- [Short task] From the listing that follows, output everything exactly except the pictures.

— Start of Information shown —

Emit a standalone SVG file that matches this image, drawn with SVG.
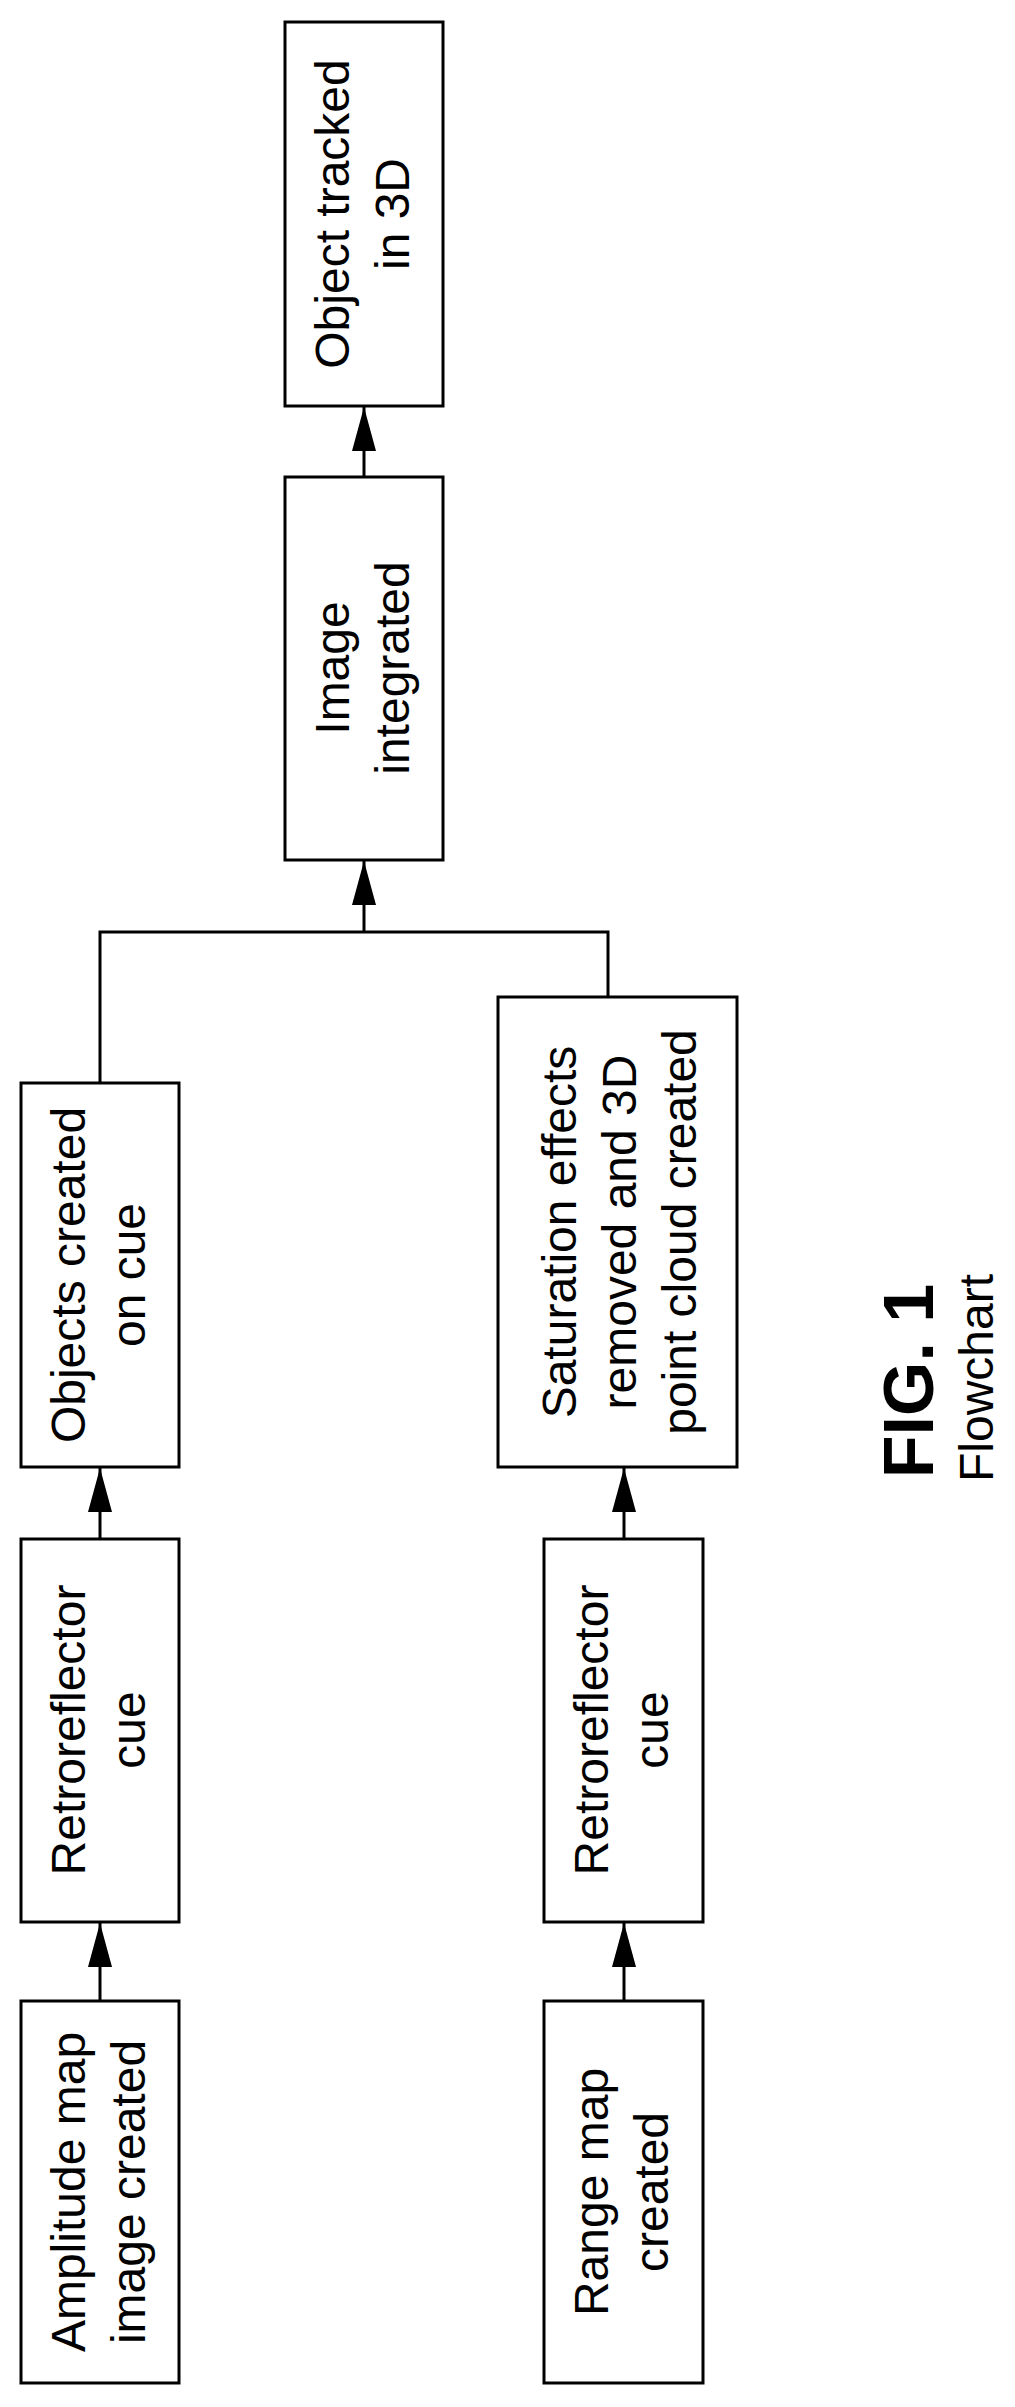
<svg xmlns="http://www.w3.org/2000/svg" width="1015" height="2407" viewBox="0 0 1015 2407">
<style>
.b{fill:#fff;stroke:#000;stroke-width:3}
.l{fill:none;stroke:#000;stroke-width:3}
text{font-family:"Liberation Sans",Arial,sans-serif;font-size:48px;text-anchor:middle;fill:#000}
</style>
<defs>
<marker id="ah" markerUnits="userSpaceOnUse" markerWidth="44" markerHeight="24" viewBox="0 0 44 24" refX="44" refY="12" orient="auto">
<path d="M0,0 L44,12 L0,24 Z" fill="#000"/>
</marker>
</defs>
<rect width="1015" height="2407" fill="#fff"/>
<g id="connectors">
<path class="l" d="M364,477 V407" marker-end="url(#ah)"/>
<path class="l" d="M364,932 V861" marker-end="url(#ah)"/>
<path class="l" d="M100,1083 V932 H608 V997"/>
<path class="l" d="M100,1539 V1468" marker-end="url(#ah)"/>
<path class="l" d="M100,2001 V1923" marker-end="url(#ah)"/>
<path class="l" d="M624,1539 V1468" marker-end="url(#ah)"/>
<path class="l" d="M624,2001 V1923" marker-end="url(#ah)"/>
</g>
<g id="n_tracked"><rect class="b" x="285" y="22" width="158" height="384"/>
<text transform="translate(364,214) rotate(-90)"><tspan x="0" y="-15">Object tracked</tspan><tspan x="0" y="45">in 3D</tspan></text></g>
<g id="n_integrated"><rect class="b" x="285" y="477" width="158" height="383"/>
<text transform="translate(364,668) rotate(-90)"><tspan x="0" y="-15">Image</tspan><tspan x="0" y="45">integrated</tspan></text></g>
<g id="n_objects"><rect class="b" x="21" y="1083" width="158" height="384"/>
<text transform="translate(100,1275) rotate(-90)"><tspan x="0" y="-15">Objects created</tspan><tspan x="0" y="45">on cue</tspan></text></g>
<g id="n_saturation"><rect class="b" x="498" y="997" width="239" height="470"/>
<text transform="translate(617,1232) rotate(-90)"><tspan x="0" y="-41">Saturation effects</tspan><tspan x="0" y="19">removed and 3D</tspan><tspan x="0" y="79">point cloud created</tspan></text></g>
<g id="n_retro1"><rect class="b" x="21" y="1539" width="158" height="383"/>
<text transform="translate(100,1730) rotate(-90)"><tspan x="0" y="-15">Retroreflector</tspan><tspan x="0" y="45">cue</tspan></text></g>
<g id="n_retro2"><rect class="b" x="544" y="1539" width="159" height="383"/>
<text transform="translate(623,1730) rotate(-90)"><tspan x="0" y="-15">Retroreflector</tspan><tspan x="0" y="45">cue</tspan></text></g>
<g id="n_amplitude"><rect class="b" x="21" y="2001" width="158" height="382"/>
<text transform="translate(100,2192) rotate(-90)"><tspan x="0" y="-15">Amplitude map</tspan><tspan x="0" y="45">image created</tspan></text></g>
<g id="n_range"><rect class="b" x="544" y="2001" width="159" height="382"/>
<text transform="translate(623,2192) rotate(-90)"><tspan x="0" y="-15">Range map</tspan><tspan x="0" y="45">created</tspan></text></g>
<g id="caption">
<text transform="translate(933,1381) rotate(-90)" style="font-weight:bold;font-size:70px">FIG. 1</text>
<text transform="translate(993,1378) rotate(-90)">Flowchart</text>
</g>
</svg>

— End of Information shown —

- [Solution for this problem]
Emit a standalone SVG file that matches this image, drawn with SVG.
<svg xmlns="http://www.w3.org/2000/svg" width="1015" height="2407" viewBox="0 0 1015 2407">
<style>
.b{fill:#fff;stroke:#000;stroke-width:3}
.l{fill:none;stroke:#000;stroke-width:3}
text{font-family:"Liberation Sans",Arial,sans-serif;font-size:48px;text-anchor:middle;fill:#000}
</style>
<defs>
<marker id="ah" markerUnits="userSpaceOnUse" markerWidth="44" markerHeight="24" viewBox="0 0 44 24" refX="44" refY="12" orient="auto">
<path d="M0,0 L44,12 L0,24 Z" fill="#000"/>
</marker>
</defs>
<rect width="1015" height="2407" fill="#fff"/>
<g id="connectors">
<path class="l" d="M364,477 V407" marker-end="url(#ah)"/>
<path class="l" d="M364,932 V861" marker-end="url(#ah)"/>
<path class="l" d="M100,1083 V932 H608 V997"/>
<path class="l" d="M100,1539 V1468" marker-end="url(#ah)"/>
<path class="l" d="M100,2001 V1923" marker-end="url(#ah)"/>
<path class="l" d="M624,1539 V1468" marker-end="url(#ah)"/>
<path class="l" d="M624,2001 V1923" marker-end="url(#ah)"/>
</g>
<g id="n_tracked"><rect class="b" x="285" y="22" width="158" height="384"/>
<text transform="translate(364,214) rotate(-90)"><tspan x="0" y="-15">Object tracked</tspan><tspan x="0" y="45">in 3D</tspan></text></g>
<g id="n_integrated"><rect class="b" x="285" y="477" width="158" height="383"/>
<text transform="translate(364,668) rotate(-90)"><tspan x="0" y="-15">Image</tspan><tspan x="0" y="45">integrated</tspan></text></g>
<g id="n_objects"><rect class="b" x="21" y="1083" width="158" height="384"/>
<text transform="translate(100,1275) rotate(-90)"><tspan x="0" y="-15">Objects created</tspan><tspan x="0" y="45">on cue</tspan></text></g>
<g id="n_saturation"><rect class="b" x="498" y="997" width="239" height="470"/>
<text transform="translate(617,1232) rotate(-90)"><tspan x="0" y="-41">Saturation effects</tspan><tspan x="0" y="19">removed and 3D</tspan><tspan x="0" y="79">point cloud created</tspan></text></g>
<g id="n_retro1"><rect class="b" x="21" y="1539" width="158" height="383"/>
<text transform="translate(100,1730) rotate(-90)"><tspan x="0" y="-15">Retroreflector</tspan><tspan x="0" y="45">cue</tspan></text></g>
<g id="n_retro2"><rect class="b" x="544" y="1539" width="159" height="383"/>
<text transform="translate(623,1730) rotate(-90)"><tspan x="0" y="-15">Retroreflector</tspan><tspan x="0" y="45">cue</tspan></text></g>
<g id="n_amplitude"><rect class="b" x="21" y="2001" width="158" height="382"/>
<text transform="translate(100,2192) rotate(-90)"><tspan x="0" y="-15">Amplitude map</tspan><tspan x="0" y="45">image created</tspan></text></g>
<g id="n_range"><rect class="b" x="544" y="2001" width="159" height="382"/>
<text transform="translate(623,2192) rotate(-90)"><tspan x="0" y="-15">Range map</tspan><tspan x="0" y="45">created</tspan></text></g>
<g id="caption">
<text transform="translate(933,1381) rotate(-90)" style="font-weight:bold;font-size:70px">FIG. 1</text>
<text transform="translate(993,1378) rotate(-90)">Flowchart</text>
</g>
</svg>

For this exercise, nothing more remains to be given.